Yes, they could. And, as Apple competes for the same customer, quite often that reseller will wait *much* longer for that Mac Pro order than a dedicated Apple store would.

Even now, go try and buy an iPhone (here in the US) at your local Mac Reseller. You can't because Apple doesn't allow it.


> I love your comprehension skills by the way.


I love your gratuitous insults. They make this so much more fun.


> That little strip mall outside of Memphis must get the hell of a lot of traffic for them to put one there.


Why yes, it does.


> Here is why Apple has one there:


LOL I know exactly why Apple has one there. I was at the opening - I spoke to Ron Johnson, VP of Apple Retail about why they put stores in particular places.


> Yes necessarily! We can never be certain


Wait...take a look at what you've written. You just said that Apple *necessarily* must put a store in the West Edmonton Mall and then, moments later said, "We can never be certain..." Which is it?


> By placing a store in West Ed. Mall they would be targeting a massive native population as well as the crowds who seasonally flock to that mall to go Christmas shopping like Buffalo to a watering hole. Makes perfect sense.


We're talking about Apple. Just cause it makes sense to *you* doesn't mean it makes sense to Apple.

Apple puts stores in locations that fit in with *Apple's* criteria. Now, some of those may be what you outline above but you'd be surprised at how often Apple goes against your conventional wisdom.


> If one was going to go in Alberta at all I would say it would go in Calgary


Which is exactly where Apple is putting their Alberta store. So much for conventional wisdom.


> Apple resellers do have better sales than Apple stores do. Its just a fact buddy.

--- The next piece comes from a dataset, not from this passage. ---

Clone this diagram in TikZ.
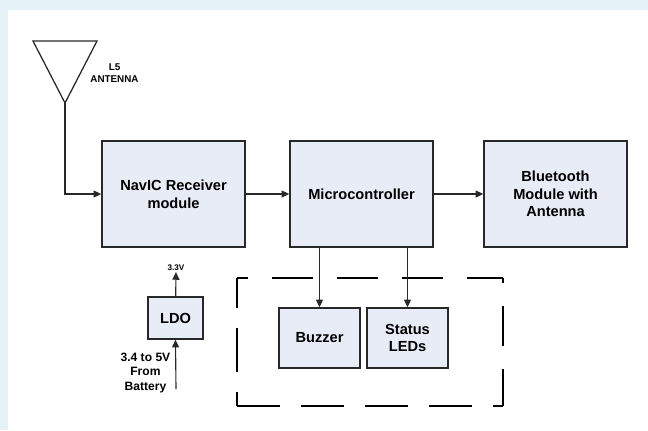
\documentclass[tikz,border=0pt]{standalone}
\usepackage{fontspec}
\setmainfont{Liberation Sans}
\usetikzlibrary{arrows.meta}
\definecolor{pagebg}{RGB}{229,243,249}
\definecolor{blockfill}{RGB}{232,236,247}
\definecolor{edge}{RGB}{40,40,40}
\tikzset{
    block/.style={draw=edge, fill=blockfill, line width=1pt, inner sep=0pt, align=center,
        font=\bfseries\fontsize{10.4}{12.5}\selectfont},
    arr/.style={draw=edge, line width=0.8pt, -{Triangle[length=5.5pt,width=5pt]}},
    smalllbl/.style={inner sep=1pt, align=center, font=\bfseries\fontsize{#1}{#1}\selectfont},
    groupbox/.style={draw=black, line width=1.4pt}
}
\begin{document}
\begin{tikzpicture}[x=0.025cm, y=-0.025cm]
    % page and white panel
    \fill[pagebg] (0,0) rectangle (648,430);
    \fill[white] (8,10) rectangle (648,430);
    \useasboundingbox (0,0) rectangle (648,430);
    % antenna
    \draw[edge, line width=0.9pt] (33,41) -- (97,41) -- (65,103) -- cycle;
    \coordinate (ant) at (65,103);
    \node[smalllbl=7, font=\bfseries\fontsize{7}{8.6}\selectfont] (antlbl) at (114.5,73) {L5\\ANTENNA};
    % main chain
    \node[block, minimum width=3.575cm, minimum height=2.65cm] (navic) at (173.5,194) {NavIC Receiver\\module};
    \node[block, minimum width=3.575cm, minimum height=2.65cm] (micro) at (361.5,194) {Microcontroller};
    \node[block, minimum width=3.575cm, minimum height=2.65cm] (bt) at (555.5,194) {Bluetooth\\Module with\\Antenna};
    \draw[arr] (ant) |- (navic.west);
    \draw[arr] (navic) -- (micro);
    \draw[arr] (micro) -- (bt);
    % outputs, dashed group (one side at a time so the corners stay closed)
    \coordinate (gtl) at (237,278);
    \coordinate (gtr) at (503,278);
    \coordinate (gbl) at (237,406);
    \coordinate (gbr) at (503,406);
    \draw[groupbox, dash pattern=on 1.025cm off 0.6cm, dash phase=0.75cm] (gtl) -- (gtr);
    \draw[groupbox, dash pattern=on 1.1cm off 0.5cm, dash phase=0.35cm] (gtl) -- (gbl);
    \draw[groupbox, dash pattern=on 1.075cm off 0.525cm] (gbl) -- (gbr);
    \draw[groupbox, dash pattern=on 1cm off 0.575cm, dash phase=0.875cm] (gtr) -- (gbr);
    \node[block, minimum width=2.025cm, minimum height=1.5cm] (buzzer) at (319.5,338) {Buzzer};
    \node[block, minimum width=2.025cm, minimum height=1.5cm] (leds) at (407.5,338) {Status\\LEDs};
    \draw[arr] (micro.south -| buzzer) -- (buzzer.north);
    \draw[arr] (micro.south -| leds) -- (leds.north);
    % power
    \node[block, minimum width=1.375cm, minimum height=1.05cm] (ldo) at (175.5,318) {LDO};
    \node[smalllbl=5.8, anchor=south] (v33) at (176,272) {3.3V};
    \draw[arr] (ldo) -- (v33);
    \coordinate (bat) at (176,389);
    \node[smalllbl=8.6, anchor=east, font=\bfseries\fontsize{8.6}{10.5}\selectfont] (batlbl) at (172,373) {3.4 to 5V\\From\\Battery};
    \draw[arr] (bat) -- (ldo.south);
\end{tikzpicture}
\end{document}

Ummm...no, it's not. And if it is, prove it. I have seen *no* numbers claiming *any* Mac Resellers makes as much money from their store as Apple does on a similar sized location. And there is only *one* Mac reseller store in the entire world as large as some of Apple's Flagship stores.


> I am saying that, in my opinion an Apple reseller is better because they have more sales than Apple stores do, as evidenced by Apple's only sale being Black Friday.


Your logic doesn't make sense. Sales are used to drive traffic. Apple has no need to drive traffic. Now, if by "better" you mean, "A place I like to shop at", then by all means, make that argument.


> Man, honestly comprehend an argument before you about criticizing it.


LMAO More pompous insults. Nice.


----------



## Adrian. (Nov 28, 2007)

Oh you're American this explains your complete utter lack of comprehension beyond the superficial meaning of the words. Honestly, how can you not get this in your head. Apple stores are a novelty. They are strategically placed in high traffic areas to grab peoples attention, that is why they have such precedence. Why would Apple place a store literally a five minute walk from a Futureshop that carries most Apple lines. 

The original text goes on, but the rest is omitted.